● **WHAT IS ASKED**
Extract everything from the first line through the line with "const topLabelCx = [214, 355, 550, 692, 854];", both ends included, except for any pictures.

··········

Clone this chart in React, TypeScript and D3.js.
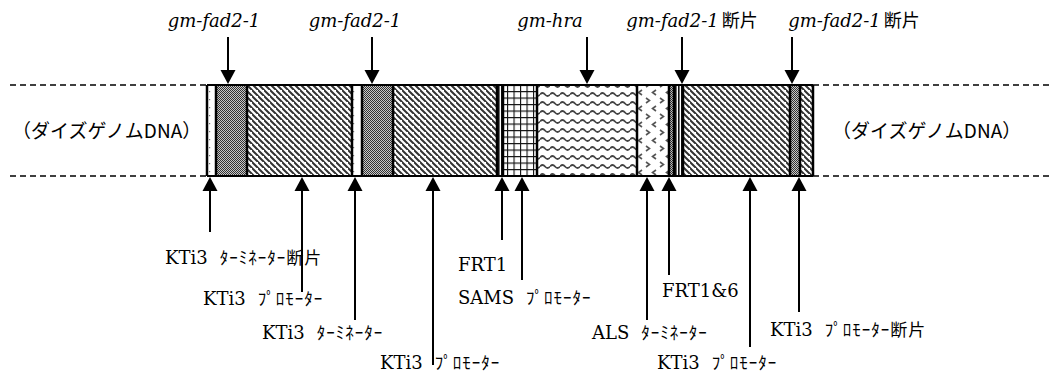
import React from "react";
import * as d3 from "d3";

// Construct elements (positions in sequence units along the insert)
const segNames = [
  "KTi3 terminator fragment", "gm-fad2-1", "KTi3 promoter", "KTi3 terminator", "gm-fad2-1",
  "KTi3 promoter", "FRT1", "SAMS promoter", "gm-hra", "ALS terminator",
  "gm-fad2-1 fragment", "FRT1&6", "KTi3 promoter", "gm-fad2-1 fragment", "KTi3 promoter fragment",
];
const segEdges = [0, 9, 40, 145, 155, 186, 290, 296, 330, 430, 462, 467, 476, 583, 593, 606];
const segPatterns = [
  "dots", "dense", "hatch", "dots", "dense",
  "hatch", "vlines", "grid", "wave", "chev",
  "dense", "vlines", "hatch", "dense", "hatch",
];

// Top annotations (gene names)
const topLatin = ["gm-fad2-1", "gm-fad2-1", "gm-hra", "gm-fad2-1", "gm-fad2-1"];
const topSuffix = ["", "", "", "断片", "断片"];
const topPos = [21, 165, 380, 475, 585];
const topLabelCx = [214, 355, 550, 692, 854];

// Bottom annotations
const botLatin = ["KTi3", "KTi3", "KTi3", "KTi3", "FRT1", "SAMS", "ALS", "FRT1&6", "KTi3", "KTi3"];
const botKana = ["ﾀｰﾐﾈｰﾀｰ断片", "ﾌﾟﾛﾓｰﾀｰ", "ﾀｰﾐﾈｰﾀｰ", "ﾌﾟﾛﾓｰﾀｰ", "", "ﾌﾟﾛﾓｰﾀｰ", "ﾀｰﾐﾈｰﾀｰ", "", "ﾌﾟﾛﾓｰﾀｰ", "ﾌﾟﾛﾓｰﾀｰ断片"];
const botPos = [3, 95, 148, 226, 295, 315, 440, 462, 543, 592];
const botLineEnd = [232, 292, 320, 365, 240, 280, 320, 275, 347, 312];
const botLabelX = [165, 203, 262, 380, 458, 458, 592, 662, 657, 770];
const botLabelY = [264, 305, 339, 369, 271, 304, 339, 297, 369, 336];

const flankText = "（ダイズゲノムDNA）";

const W = 1058, H = 374;
const barTop = 85, barBot = 176;
const SERIF = "'DejaVu Serif', 'Liberation Serif', serif";
const KANA = "'Noto Sans CJK JP', sans-serif";

export default function App() {
  const x = d3.scaleLinear().domain([0, 606]).range([207, 813]);
  const segs = segNames.map((n, i) => ({ n, x0: x(segEdges[i]), x1: x(segEdges[i + 1]), p: segPatterns[i] }));
  const headW = 7.5, headH = 14;

  return (
    <svg width={W} height={H} style={{ position: "absolute", left: 0, top: 0, background: "#fff" }}>
      <defs>
        <pattern id="dots" patternUnits="userSpaceOnUse" width="8" height="8">
          <rect width="8" height="8" fill="#fff" />
          <rect x="1" y="3" width="1.2" height="1.2" fill="#777" />
        </pattern>
        <pattern id="dense" patternUnits="userSpaceOnUse" width="2" height="2">
          <rect width="2" height="2" fill="#c8c8c8" />
          <rect x="0" y="0" width="1" height="1" fill="#333" />
          <rect x="1" y="1" width="1" height="1" fill="#333" />
        </pattern>
        <pattern id="hatch" patternUnits="userSpaceOnUse" width="6" height="6">
          <rect width="6" height="6" fill="#fff" />
          <path d="M-1,-1 L7,7 M-4,2 L2,8 M4,-4 L10,2" stroke="#333" strokeWidth="2" />
        </pattern>
        <pattern id="grid" patternUnits="userSpaceOnUse" width="6.5" height="6.5">
          <rect width="6.5" height="6.5" fill="#fff" />
          <path d="M0,0 H6.5 M0,0 V6.5" stroke="#111" strokeWidth="2.2" />
        </pattern>
        <pattern id="wave" patternUnits="userSpaceOnUse" width="10" height="9">
          <rect width="10" height="9" fill="#fff" />
          <path d="M0,4.5 Q2.5,1.5 5,4.5 T10,4.5" fill="none" stroke="#444" strokeWidth="1.8" />
        </pattern>
        <pattern id="chev" patternUnits="userSpaceOnUse" width="14" height="16">
          <rect width="14" height="16" fill="#fff" />
          <path d="M2,2 L5.5,4.5 L2,7" fill="none" stroke="#555" strokeWidth="1.6" />
          <path d="M12,10 L8.5,12.5 L12,15" fill="none" stroke="#555" strokeWidth="1.6" />
        </pattern>
        <pattern id="vlines" patternUnits="userSpaceOnUse" width="3" height="4">
          <rect width="3" height="4" fill="#fff" />
          <rect x="0" width="1.6" height="4" fill="#111" />
        </pattern>
      </defs>

      {/* dashed flanking lines */}
      {[barTop, barBot].map((y) => (
        <g key={y}>
          <line x1={10} x2={x(0)} y1={y} y2={y} stroke="#000" strokeWidth={1.5} strokeDasharray="6,4" />
          <line x1={x(606)} x2={1050} y1={y} y2={y} stroke="#000" strokeWidth={1.5} strokeDasharray="6,4" />
        </g>
      ))}

      {/* segments */}
      {segs.map((s, i) => (
        <rect key={i} x={s.x0} y={barTop} width={s.x1 - s.x0} height={barBot - barTop} fill={`url(#${s.p})`} />
      ))}
      {segEdges.map((e, i) => (
        <line key={i} x1={x(e)} x2={x(e)} y1={barTop} y2={barBot} stroke="#000" strokeWidth={2.5} />
      ))}
      <line x1={x(0)} x2={x(606)} y1={barTop} y2={barTop} stroke="#000" strokeWidth={2} />
      <line x1={x(0)} x2={x(606)} y1={barBot} y2={barBot} stroke="#000" strokeWidth={2} />

      {/* flank text */}
      <text x={12} y={138} fontFamily={KANA} fontSize={19} fill="#000">{flankText}</text>
      <text x={832} y={138} fontFamily={KANA} fontSize={19} fill="#000">{flankText}</text>

      {/* top arrows */}
      {topPos.map((p, i) => {
        const cx = x(p);
        return (
          <g key={i}>
            <line x1={cx} x2={cx} y1={37} y2={72} stroke="#000" strokeWidth={2} />
            <path d={`M${cx - headW},${84 - headH} L${cx + headW},${84 - headH} L${cx},${84} Z`} fill="#000" />
            <text x={topLabelCx[i]} y={27} textAnchor="middle" fontSize={18} fill="#000">
              <tspan fontFamily={SERIF} fontStyle="italic">{topLatin[i]}</tspan>
              {topSuffix[i] && <tspan fontFamily={KANA} dx={3}>{topSuffix[i]}</tspan>}
            </text>
          </g>
        );
      })}

      {/* bottom arrows */}
      {botPos.map((p, i) => {
        const cx = x(p);
        return (
          <g key={i}>
            <line x1={cx} x2={cx} y1={188} y2={botLineEnd[i]} stroke="#000" strokeWidth={2} />
            <path d={`M${cx - headW},${177 + headH} L${cx + headW},${177 + headH} L${cx},${177} Z`} fill="#000" />
            <text x={botLabelX[i]} y={botLabelY[i]} fill="#000">
              <tspan fontFamily={SERIF} fontSize={18}>{botLatin[i]}</tspan>
              {botKana[i] && (
                <tspan fontFamily={KANA} fontSize={17} dx={12} letterSpacing={1}>{botKana[i]}</tspan>
              )}
            </text>
          </g>
        );
      })}
    </svg>
  );
}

··········

● **TASK OUTPUT**
Clone this chart in React, TypeScript and D3.js.
import React from "react";
import * as d3 from "d3";

// Construct elements (positions in sequence units along the insert)
const segNames = [
  "KTi3 terminator fragment", "gm-fad2-1", "KTi3 promoter", "KTi3 terminator", "gm-fad2-1",
  "KTi3 promoter", "FRT1", "SAMS promoter", "gm-hra", "ALS terminator",
  "gm-fad2-1 fragment", "FRT1&6", "KTi3 promoter", "gm-fad2-1 fragment", "KTi3 promoter fragment",
];
const segEdges = [0, 9, 40, 145, 155, 186, 290, 296, 330, 430, 462, 467, 476, 583, 593, 606];
const segPatterns = [
  "dots", "dense", "hatch", "dots", "dense",
  "hatch", "vlines", "grid", "wave", "chev",
  "dense", "vlines", "hatch", "dense", "hatch",
];

// Top annotations (gene names)
const topLatin = ["gm-fad2-1", "gm-fad2-1", "gm-hra", "gm-fad2-1", "gm-fad2-1"];
const topSuffix = ["", "", "", "断片", "断片"];
const topPos = [21, 165, 380, 475, 585];
const topLabelCx = [214, 355, 550, 692, 854];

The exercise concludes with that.